Kepnes gives you no respite from the head of Joe – she keeps you in his head all the way through. It’s a clever novel. She shows the narcissistic and psychopathic thoughts and behaviours of Joe, whilst trapping the reader in his claustrophobic world. And she shows you just how easy it might be for you to become a target. She even manages to secure sympathy for Joe, because to be so far in his head is to understand why he does what he does. And for you, the reader, that puts you in an uncomfortable place. I’m not sure this would have been achieved in any other point of view. 

Committing a full novel to the second person perspective is a big deal. Here it works well because the character is so flawed.
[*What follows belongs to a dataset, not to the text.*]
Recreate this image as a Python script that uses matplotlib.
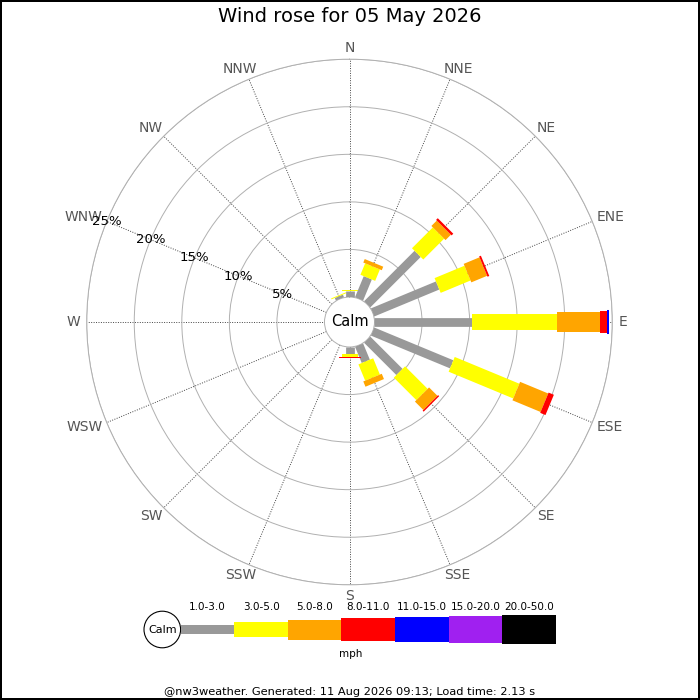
import numpy as np
import matplotlib
matplotlib.use('Agg')
import matplotlib.pyplot as plt
from matplotlib.patches import Circle

# 16 compass directions, clockwise from N
dirs = ['N', 'NNE', 'NE', 'ENE', 'E', 'ESE', 'SE', 'SSE',
        'S', 'SSW', 'SW', 'WSW', 'W', 'WNW', 'NW', 'NNW']

# % of time in each speed band per direction
spd_1_3   = [0.6, 2.4, 7.5, 7.4, 10.2, 9.0, 4.8, 1.85, 0.7, 0, 0, 0, 0, 0, 0, 0.3]
spd_3_5   = [0.1, 1.3, 3.1, 3.4, 9.0, 7.35, 3.35, 1.85, 0.35, 0, 0, 0, 0, 0, 0, 0.1]
spd_5_8   = [0, 0.4, 0.8, 1.8, 4.5, 3.2, 1.25, 0.6, 0, 0, 0, 0, 0, 0, 0, 0]
spd_8_11  = [0, 0, 0.25, 0.2, 0.75, 0.6, 0.15, 0, 0.1, 0, 0, 0, 0, 0, 0, 0]
spd_11_15 = [0, 0, 0, 0, 0.25, 0, 0, 0, 0, 0, 0, 0, 0, 0, 0, 0]
spd_15_20 = [0] * 16
spd_20_50 = [0] * 16

bands = ['1.0-3.0', '3.0-5.0', '5.0-8.0', '8.0-11.0', '11.0-15.0', '15.0-20.0', '20.0-50.0']
band_vals = [spd_1_3, spd_3_5, spd_5_8, spd_8_11, spd_11_15, spd_15_20, spd_20_50]
band_cols = ['#999999', '#ffff00', '#ffa500', '#ff0000', '#0000ff', '#a020f0', '#000000']
band_w = [6.3, 11.5, 14.4, 15.8, 17.3, 18.7, 20.0]   # line width in pt
leg_h = [8.3, 15, 20, 23, 25, 27, 29]                 # legend bar height in px

rings = [5, 10, 15, 20, 25]

fig = plt.figure(figsize=(7, 7), dpi=100)
fig.patch.set_facecolor('white')
fig.patch.set_edgecolor('black')
fig.patch.set_linewidth(1.5)

# legend / footer layer in pixel coordinates
axl = fig.add_axes([0, 0, 1, 1])
axl.set_xlim(0, 700)
axl.set_ylim(700, 0)
axl.axis('off')

cx, cy, R = 349.5, 322, 262.8
ax = fig.add_axes([(cx - R) / 700, (700 - cy - R) / 700, 2 * R / 700, 2 * R / 700],
                  projection='polar')
ax.set_theta_zero_location('N')
ax.set_theta_direction(-1)
ax.set_ylim(0, 25)
ax.set_rorigin(-2.628)

theta = np.deg2rad(np.arange(16) * 22.5)
ax.set_xticks(theta)
ax.set_xticklabels([])
ax.set_yticks(rings)
ax.set_yticklabels([])
ax.xaxis.grid(True, color='#444444', linestyle=(0, (1, 1.5)), linewidth=0.7)
ax.yaxis.grid(True, color='#b0b0b0', linestyle='-', linewidth=0.7)
ax.spines['polar'].set_color('#b0b0b0')
ax.spines['polar'].set_linewidth(0.7)
ax.spines['inner'].set_color('#b0b0b0')
ax.spines['inner'].set_linewidth(0.7)

# stacked bars, widening with speed band
for i, th in enumerate(theta):
    r0 = 0
    for vals, col, w in zip(band_vals, band_cols, band_w):
        v = vals[i]
        if v > 0:
            ax.plot([th, th], [r0, r0 + v], color=col, lw=w, solid_capstyle='butt', zorder=3)
        r0 += v

# direction labels: text box just touching a circle outside the rim
r_lab = 25.65
dir_txt = []
for th, lab in zip(theta, dirs):
    t = ax.annotate(lab, xy=(th, r_lab), xytext=(0, 0), textcoords='offset pixels',
                    ha='center', va='center', color='#555555', fontsize=10,
                    annotation_clip=False)
    dir_txt.append((t, th))
fig.canvas.draw()
for t, th in dir_txt:
    bb = t.get_window_extent()
    t.xyann = (bb.width / 2 * np.sin(th), 5 * np.cos(th))

# percentage labels along WNW
for r in rings:
    ax.text(np.deg2rad(292.5), r, f'{r}%', ha='center', va='center', fontsize=9.5, zorder=4)

fig.text(cx / 700, 1 - cy / 700, 'Calm', ha='center', va='center', fontsize=10.5)

fig.text(0.5, 1 - 17 / 700, 'Wind rose for 05 May 2026', ha='center', va='center', fontsize=14)

# legend
axl.add_patch(Circle((162.3, 629.5), 18.3, facecolor='white', edgecolor='black', lw=0.8))
axl.text(162.3, 630, 'Calm', ha='center', va='center', fontsize=8)
x0, seg = 180.7, 53.6
centers = [x0 + seg * (k + 0.5) for k in range(len(bands))]
axl.bar(centers, leg_h, width=seg, bottom=[629.5 - h / 2 for h in leg_h], color=band_cols)
for xc, lab in zip(centers, bands):
    axl.text(xc, 607, lab, ha='center', va='center', fontsize=7.5)
axl.text(350.5, 654, 'mph', ha='center', va='center', fontsize=7.5)

axl.text(350, 692, '@nw3weather. Generated: 11 Aug 2026 09:13; Load time: 2.13 s',
         ha='center', va='center', fontsize=8.2)

fig.savefig('out.png', dpi=100)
So, if you want to give your readers an uncomfortable ride, with the right character, this might be the way to go. 

How To Write In Second Person Point Of View

Writing in the second person definitely doesn’t work for everything, and you should think carefully before using it. But to help you figure out when and where it might work best for you, let’s look at ways you can explore it. 

Key steps and tips: 

  • Think about who your second person narration will be addressing. Is it the reader, and are you therefore are asking the reader to become your character? Or are you addressing a second character and thus you want to invite the reader into the psyche of the narrator? It’s a tricky concept to get your head around, so be very clear about this before you set out on this path.  
  • Ask yourself what it is you want to achieve. Do you want to draw the reader into an uncomfortable place? Do you want the reader to be a part of the story? What will the second person voice achieve for your story, your characters and your readers’ experience?  
  • Be sure that you have a character who is interesting enough that your readers want to be inside their head. 
  • Experiment – have a play around with your narrative. There may well be parts that become stronger and deeper in the second person.  
  • Try writing some flash fiction and short stories to really perfect your second person voice. I believe this is the key to writing from this point of view. It takes practice. It takes real commitment and consistency in the same way that writing from the more conventional points of view does.  

Second Person Point Of View

As writers, we want to push boundaries. We want to set ourselves apart from everybody else. We want to create memorable and long-lasting characters that feel as real to us as the person you last shared a meal with. Using the second person point of view might be the way for you to achieve that. Be brave. Be bold. But always be sure that your story benefits from it.